The iShares Russell 2000 ETF (NYSEARCA:IWM | IWM Price Prediction) and the Vanguard Russell 2000 ETF (NASDAQ:VTWO) hold the same 2,000 small-cap stocks in the same weights and track the identical benchmark. On paper they are interchangeable. In practice, the choice between them is a choice about whether you are renting exposure for a trade or owning it for a decade, and the wrapper around the index decides which one wins.
The same bet, two different wrappers
Both funds are passive vehicles riding the Russell 2000, which means the implicit bet is simply on U.S. small caps. The interesting question is what the issuer charges to deliver that exposure and what extra utility the wrapper provides. IWM, launched by iShares in May 2000, optimized for trading depth. VTWO, the ETF share class of Vanguard’s Russell 2000 index fund, optimized for cost.
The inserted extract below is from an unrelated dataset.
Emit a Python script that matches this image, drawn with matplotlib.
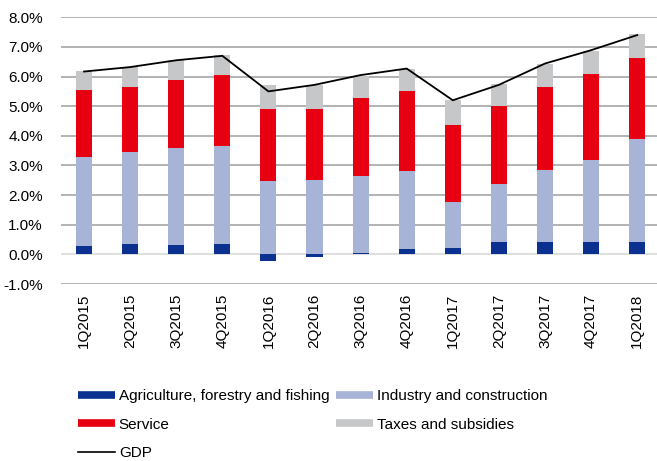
import numpy as np
import matplotlib
matplotlib.use("Agg")
import matplotlib.pyplot as plt
from matplotlib.lines import Line2D

plt.rcParams['font.family'] = ['Liberation Sans', 'DejaVu Sans']
plt.rcParams['font.size'] = 11

quarters = ["1Q2015", "2Q2015", "3Q2015", "4Q2015", "1Q2016", "2Q2016", "3Q2016",
            "4Q2016", "1Q2017", "2Q2017", "3Q2017", "4Q2017", "1Q2018"]
agriculture = [0.27, 0.36, 0.31, 0.36, -0.23, -0.08, 0.06, 0.18, 0.21, 0.42, 0.42, 0.42, 0.42]
industry = [3.03, 3.09, 3.28, 3.29, 2.47, 2.52, 2.60, 2.62, 1.57, 1.96, 2.44, 2.78, 3.47]
service = [2.26, 2.20, 2.31, 2.40, 2.45, 2.40, 2.61, 2.71, 2.60, 2.63, 2.79, 2.90, 2.74]
taxes = [0.62, 0.68, 0.65, 0.67, 0.78, 0.78, 0.74, 0.76, 0.82, 0.73, 0.79, 0.77, 0.79]
gdp = [6.17, 6.32, 6.55, 6.70, 5.50, 5.72, 6.05, 6.27, 5.20, 5.72, 6.44, 6.89, 7.40]
y_ticks = [-1, 0, 1, 2, 3, 4, 5, 6, 7, 8]

c_agri = "#0a3190"
c_ind = "#a7b4d8"
c_serv = "#e60012"
c_tax = "#c6c7c9"

fig = plt.figure(figsize=(6.57, 4.61), dpi=100)
ax = fig.add_axes([61 / 657, 1 - 284 / 461, 1 - 61 / 657, (284 - 17.3) / 461])

x = np.arange(len(quarters))
agri = np.array(agriculture)
ind = np.array(industry)
serv = np.array(service)
tax = np.array(taxes)
w = 0.35

base_pos = np.clip(agri, 0, None)
ax.bar(x, agri, w, color=c_agri, zorder=3)
ax.bar(x, ind, w, bottom=base_pos, color=c_ind, zorder=3)
ax.bar(x, serv, w, bottom=base_pos + ind, color=c_serv, zorder=3)
ax.bar(x, tax, w, bottom=base_pos + ind + serv, color=c_tax, zorder=3)
ax.plot(x, gdp, color="black", lw=1.3, zorder=4)

ax.set_xlim(-0.5, 12.43)
ax.set_ylim(-1, 8)
ax.set_yticks(y_ticks)
ax.set_yticklabels([f"{v:.1f}%" for v in y_ticks])
ax.set_xticks(x)
ax.set_xticklabels(quarters, rotation=90)
ax.tick_params(axis='both', length=0, labelsize=11)
ax.tick_params(axis='y', pad=13)
ax.tick_params(axis='x', pad=7)
for s in ax.spines.values():
    s.set_visible(False)
for v in y_ticks:
    ax.axhline(v, color="#d9d9d9" if v == 0 else "#a6a6a6", lw=1.2, zorder=1)

handles = [
    Line2D([], [], color=c_agri, lw=5.5, solid_capstyle='butt'),
    Line2D([], [], color=c_serv, lw=5.5, solid_capstyle='butt'),
    Line2D([], [], color="black", lw=1.2),
    Line2D([], [], color=c_ind, lw=5.5, solid_capstyle='butt'),
    Line2D([], [], color=c_tax, lw=5.5, solid_capstyle='butt'),
]
labels = ["Agriculture, forestry and fishing", "Service", "GDP",
          "Industry and construction", "Taxes and subsidies"]
fig.legend(handles, labels, ncol=2, loc='upper left',
           bbox_to_anchor=(78 / 657, 1 - 389 / 461), frameon=False,
           fontsize=11, handlelength=2.4, handletextpad=0.27,
           columnspacing=0.45, labelspacing=0.95, borderpad=0,
           borderaxespad=0)

fig.savefig("out.png", dpi=100)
Where the divergence actually shows up
Over one year the two funds are essentially tied: IWM returned 35.94% while VTWO returned 37.64% on a total-return adjusted basis. Stretch the window and the structural gap widens. Over five years, IWM’s price return was 30.97% against VTWO’s 40.48%. Over ten, IWM rose 157.73% while VTWO compounded to 196.68%. The bulk of that gap reflects dividend reinvestment treatment and the expense drag stacking year after year on identical underlying holdings.
The practical comparison
| Factor | IWM | VTWO |
|---|---|---|
| Expense ratio | 0.19% | 0.07% |
| AUM | ~$65 billion | ~$13 billion |
| Options market | Deepest small-cap options chain in existence | Thin, wide spreads |
| Tax structure | Standard 1940 Act ETF | ETF share class of mutual fund |
| Latest quarterly distribution | $0.442026 (Mar 2026) | $0.2621 (Mar 2026) |
IWM’s 0.19% fee buys something real: the most liquid small-cap options market on earth, tight bid-ask spreads on size, and a creation/redemption ecosystem that institutional traders rely on for hedging and basket trades. VTWO at 0.07% has no equivalent options depth, but its share-class structure historically helped Vanguard funds minimize capital gains distributions. Both funds also generate securities lending income that flows back to shareholders, partially offsetting their stated fees, with iShares typically retaining a portion and Vanguard returning effectively all of it to the fund.
The verdict
For a buy-and-hold investor with a multi-year horizon, VTWO is the cleaner choice. The cost differential, compounded across a decade, is the entire reason VTWO’s ten-year total return outpaces IWM’s by a meaningful margin on the same index. For traders, options writers, and tactical allocators rotating in and out of small caps, IWM is the only credible vehicle: the liquidity premium pays for itself in a single roundtrip. The calculus flips only if Vanguard meaningfully closes the options-depth gap, or if a tax change neutralizes its share-class advantage.